Health Canada has rejected a request from the Victoria Cannabis Buyers Club to exempt it from federal cannabis regulations that prohibit the club from operating legally.
The club had asked Health Canada to exempt it from the Cannabis Act, which sets a 10-milligram THC limit per edible and prohibits storefront sales of medical cannabis.
In a letter to the club this week, Health Canada said it had not demonstrated that the proposed exemptions are necessary for a medical purpose or are in the public interest.
Club founder Ted Smith said he wasn’t surprised by the decision. “It is something that we expected, although we had hoped for better from our government,” he said.
The club submitted an application hundred of pages long to Health Canada in 2021, along with multiple letters of support from the City of Victoria, letters from drug policy experts and over 300 patient testimonials.
It argued an exemption is necessary to meet the medical needs of the club’s members, saying the federal licensing regulations have created a system that is only accessible to medical patients with doctors willing to write cannabis prescriptions, who can wait for items to be mailed to them and who can treat their conditions with a limited selection of products.
Operating since 1996, the compassion club sells a range of products, including many homemade baked goods, salves, capsules and gummies, to more than 8,000 clients, whom Smith has described as mostly older people who are using cannabis to deal with health concerns such as cancer, diabetes, arthritis, chronic pain and mental-health problems.

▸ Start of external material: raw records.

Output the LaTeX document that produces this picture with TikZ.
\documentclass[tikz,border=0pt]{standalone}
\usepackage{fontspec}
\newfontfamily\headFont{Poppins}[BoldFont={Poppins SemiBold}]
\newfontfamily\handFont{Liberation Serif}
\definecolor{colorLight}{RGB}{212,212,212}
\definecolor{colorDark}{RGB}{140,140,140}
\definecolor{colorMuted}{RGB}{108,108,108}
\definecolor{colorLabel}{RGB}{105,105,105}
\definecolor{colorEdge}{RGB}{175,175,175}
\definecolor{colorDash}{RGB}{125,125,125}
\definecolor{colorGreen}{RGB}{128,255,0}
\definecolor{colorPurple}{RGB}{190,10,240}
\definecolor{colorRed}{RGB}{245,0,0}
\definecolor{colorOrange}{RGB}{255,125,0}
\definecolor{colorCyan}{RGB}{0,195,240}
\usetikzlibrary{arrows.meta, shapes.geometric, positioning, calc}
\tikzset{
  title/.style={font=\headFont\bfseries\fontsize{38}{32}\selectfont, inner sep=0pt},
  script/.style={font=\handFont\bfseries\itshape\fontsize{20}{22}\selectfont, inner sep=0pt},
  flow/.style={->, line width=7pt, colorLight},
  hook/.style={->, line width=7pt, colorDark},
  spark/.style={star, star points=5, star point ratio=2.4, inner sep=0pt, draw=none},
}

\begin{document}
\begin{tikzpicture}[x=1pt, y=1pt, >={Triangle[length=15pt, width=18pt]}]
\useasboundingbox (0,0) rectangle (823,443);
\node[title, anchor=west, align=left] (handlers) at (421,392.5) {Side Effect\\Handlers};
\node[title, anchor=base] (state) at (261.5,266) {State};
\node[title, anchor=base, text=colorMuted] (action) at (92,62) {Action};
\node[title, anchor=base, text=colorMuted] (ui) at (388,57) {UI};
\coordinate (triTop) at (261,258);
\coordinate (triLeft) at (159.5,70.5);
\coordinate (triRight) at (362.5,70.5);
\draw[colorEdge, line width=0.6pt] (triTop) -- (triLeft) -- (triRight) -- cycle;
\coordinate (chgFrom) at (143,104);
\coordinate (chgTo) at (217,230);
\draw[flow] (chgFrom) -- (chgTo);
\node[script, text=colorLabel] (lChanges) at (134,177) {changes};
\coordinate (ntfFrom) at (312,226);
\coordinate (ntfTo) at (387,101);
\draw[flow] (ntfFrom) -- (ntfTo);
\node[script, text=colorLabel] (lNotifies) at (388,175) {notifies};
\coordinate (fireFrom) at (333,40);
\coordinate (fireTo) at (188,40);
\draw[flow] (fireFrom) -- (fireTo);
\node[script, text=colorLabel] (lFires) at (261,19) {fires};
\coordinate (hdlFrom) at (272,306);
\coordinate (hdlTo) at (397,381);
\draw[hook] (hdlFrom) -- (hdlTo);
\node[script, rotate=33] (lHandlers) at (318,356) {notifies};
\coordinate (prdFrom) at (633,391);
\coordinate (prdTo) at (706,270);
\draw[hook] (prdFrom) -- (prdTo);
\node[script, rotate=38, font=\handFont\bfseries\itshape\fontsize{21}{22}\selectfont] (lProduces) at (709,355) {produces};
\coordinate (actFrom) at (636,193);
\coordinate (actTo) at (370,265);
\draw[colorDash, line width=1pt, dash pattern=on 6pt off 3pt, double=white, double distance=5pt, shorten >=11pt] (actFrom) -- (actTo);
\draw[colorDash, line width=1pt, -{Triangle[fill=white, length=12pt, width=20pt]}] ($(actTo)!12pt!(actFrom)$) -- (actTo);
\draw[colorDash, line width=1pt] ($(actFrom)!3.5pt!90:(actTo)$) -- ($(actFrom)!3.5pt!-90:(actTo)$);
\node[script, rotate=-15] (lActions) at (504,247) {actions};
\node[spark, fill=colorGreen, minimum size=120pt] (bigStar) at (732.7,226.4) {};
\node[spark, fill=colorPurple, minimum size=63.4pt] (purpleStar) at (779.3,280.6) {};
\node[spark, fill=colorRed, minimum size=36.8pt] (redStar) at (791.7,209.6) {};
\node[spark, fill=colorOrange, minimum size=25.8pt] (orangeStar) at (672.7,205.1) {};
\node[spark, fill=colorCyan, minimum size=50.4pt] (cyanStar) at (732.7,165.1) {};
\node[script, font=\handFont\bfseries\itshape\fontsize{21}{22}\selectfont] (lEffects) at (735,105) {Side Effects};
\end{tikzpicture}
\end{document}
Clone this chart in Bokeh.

Health Canada said in its letter the club provided insufficient evidence to demonstrate that the THC in edibles is insufficient, writing that multiple units of the same cannabis product can be consumed to achieve a desired effect.
Some club members consume more than 1,000 milligrams of THC daily, making it a challenge to consume the desired amount when each edible is limited to 10 milligrams, Smith said.
“Health Canada needs to make some substantive changes to their program to help people understand how to use cannabis as medicine and not treat it like a dangerous drug,” he said.
The club was raided by provincial authorities in March and cleared of virtually its entire stock worth between $80,000 to $100,000.
Smith said they’re now struggling to keep products stocked, as cash flow is limited.
“But people are very happy that we’re still here,” he said.
The club has also filed a lawsuit and injunction against the provincial government and Health Canada to seek relief from the punitive measures taken by the B.C. Community Safety Unit. A date for the hearing has not yet been set.